For your canine companions:

  • Pet Harness: Sharp turns, sudden stops or collisions can cause severe injury or death to unrestrained animals–and put human passengers at risk of injury as well. Consider investing in a crash-protection harness, as it has the best chance of keeping the dog in its seat during impact and its aftermath. Reminder, never let your dog ride in the front seat. Even with a restraint, there is the chance of significant injury from the airbag or broken glass.
  • Upholstery/Seat Cover: Anyone serious about maintaining their upholstery and traveling with their dog should invest in seat covers.
  • Deodorizer: Don’t let your interior smell like “dog” after the journey is over. Scented oils and aromatic cardboard trees simply mask odors, only a deodorizer eliminates odors from the cabin. The reminder of home can provide comfort when your pet is in a new environment.

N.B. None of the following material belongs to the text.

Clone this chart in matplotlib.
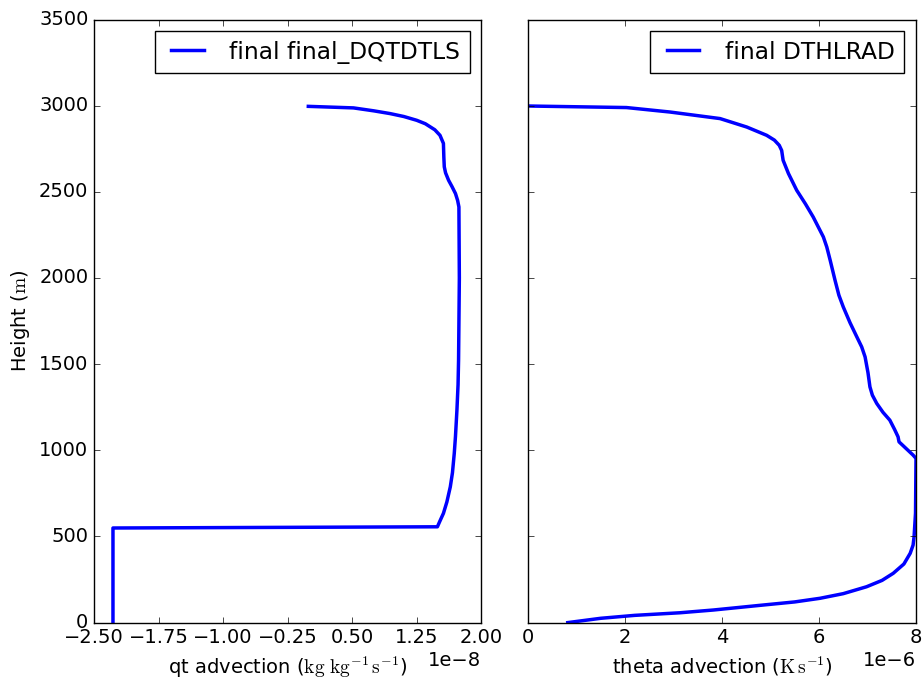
import matplotlib
matplotlib.use('Agg')
import matplotlib.pyplot as plt

# qt advection profile (1e-8 kg/kg/s) vs height (m)
qt_height = [0, 549, 556, 590, 634, 700, 788, 870, 982, 1080, 1233, 1380,
             1523, 2000, 2412, 2450, 2490, 2530, 2567, 2610, 2645, 2700,
             2781, 2828, 2860, 2895, 2915, 2937, 2954, 2970, 2987, 2996]
qt_adv = [-2.28, -2.28, 1.49, 1.52, 1.56, 1.60, 1.64, 1.665, 1.686, 1.70,
          1.717, 1.73, 1.736, 1.745, 1.74, 1.725, 1.70, 1.66, 1.62, 1.585,
          1.57, 1.565, 1.56, 1.52, 1.46, 1.35, 1.25, 1.10, 0.94, 0.75,
          0.515, -0.01]

# theta advection profile (1e-6 K/s) vs height (m)
th_height = [0, 25, 42, 57, 73, 102, 120, 141, 168, 208, 245, 286, 340, 402,
             450, 498, 635, 953, 972, 1049, 1078, 1120, 1175, 1220, 1272,
             1320, 1368, 1450, 1542, 1600, 1658, 1740, 1832, 1900, 1987,
             2045, 2103, 2180, 2238, 2354, 2430, 2509, 2606, 2683, 2740,
             2770, 2800, 2828, 2876, 2925, 2963, 2989, 2998]
th_adv = [0.82, 1.5, 2.2, 3.13, 3.82, 4.85, 5.5, 6.02, 6.5, 6.98, 7.3, 7.53,
          7.75, 7.88, 7.94, 7.96, 7.99, 8.0, 7.94, 7.65, 7.63, 7.56, 7.46,
          7.32, 7.19, 7.10, 7.05, 7.01, 6.95, 6.88, 6.78, 6.64, 6.50, 6.41,
          6.33, 6.28, 6.23, 6.16, 6.09, 5.88, 5.72, 5.54, 5.37, 5.26, 5.23,
          5.18, 5.08, 4.92, 4.51, 3.96, 2.93, 2.03, 0.0]

qt_ticks = [-2.5, -1.75, -1.0, -0.25, 0.5, 1.25, 2.0]
th_ticks = [0, 2, 4, 6, 8]
height_ticks = [0, 500, 1000, 1500, 2000, 2500, 3000, 3500]


def main() -> None:
    plt.style.use('classic')
    plt.rcParams['font.size'] = 14
    fig = plt.figure(figsize=(9.22, 6.82), dpi=100, facecolor='white')
    ax1 = fig.add_axes([0.102, 0.0871, 0.42, 0.8843])
    ax2 = fig.add_axes([0.5727, 0.0871, 0.4208, 0.8843], sharey=ax1)

    ax1.plot([v * 1e-8 for v in qt_adv], qt_height, color='b', lw=2.5,
             solid_joinstyle='round', label='final final_DQTDTLS')
    ax1.set_xlim(-2.5e-8, 2.0e-8)
    ax1.set_xticks([t * 1e-8 for t in qt_ticks])
    ax1.ticklabel_format(axis='x', style='sci', scilimits=(-3, 3))
    ax1.set_ylim(0, 3500)
    ax1.set_yticks(height_ticks)
    ax1.set_xlabel(r'qt advection ($\mathrm{kg\ kg^{-1}\,s^{-1}}$)')
    ax1.set_ylabel(r'Height ($\mathrm{m}$)')
    ax1.legend(loc='upper right')

    ax2.plot([v * 1e-6 for v in th_adv], th_height, color='b', lw=2.5,
             solid_joinstyle='round', label='final DTHLRAD')
    ax2.set_xlim(0, 8e-6)
    ax2.set_xticks([t * 1e-6 for t in th_ticks])
    ax2.ticklabel_format(axis='x', style='sci', scilimits=(-3, 3))
    ax2.set_xlabel(r'theta advection ($\mathrm{K\,s^{-1}}$)')
    plt.setp(ax2.get_yticklabels(), visible=False)
    ax2.legend(loc='upper right')

    fig.savefig('out.png', dpi=100, facecolor='white')


if __name__ == "__main__":
    main()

  • Collapsible water dish: Compact and portable, a collapsible water dish is a great tool to keep your hound hydrated. Serve them bottled water, as drinking water from an unfamiliar area can potentially upset your dog’s digestive system.
  • Waste Collection Bags: Picking up after your dog is common courtesy, yet it’s so easy to forget to bring bags for their waste. Consider buying a container that clips to the leash and stores a roll of waste collection bags.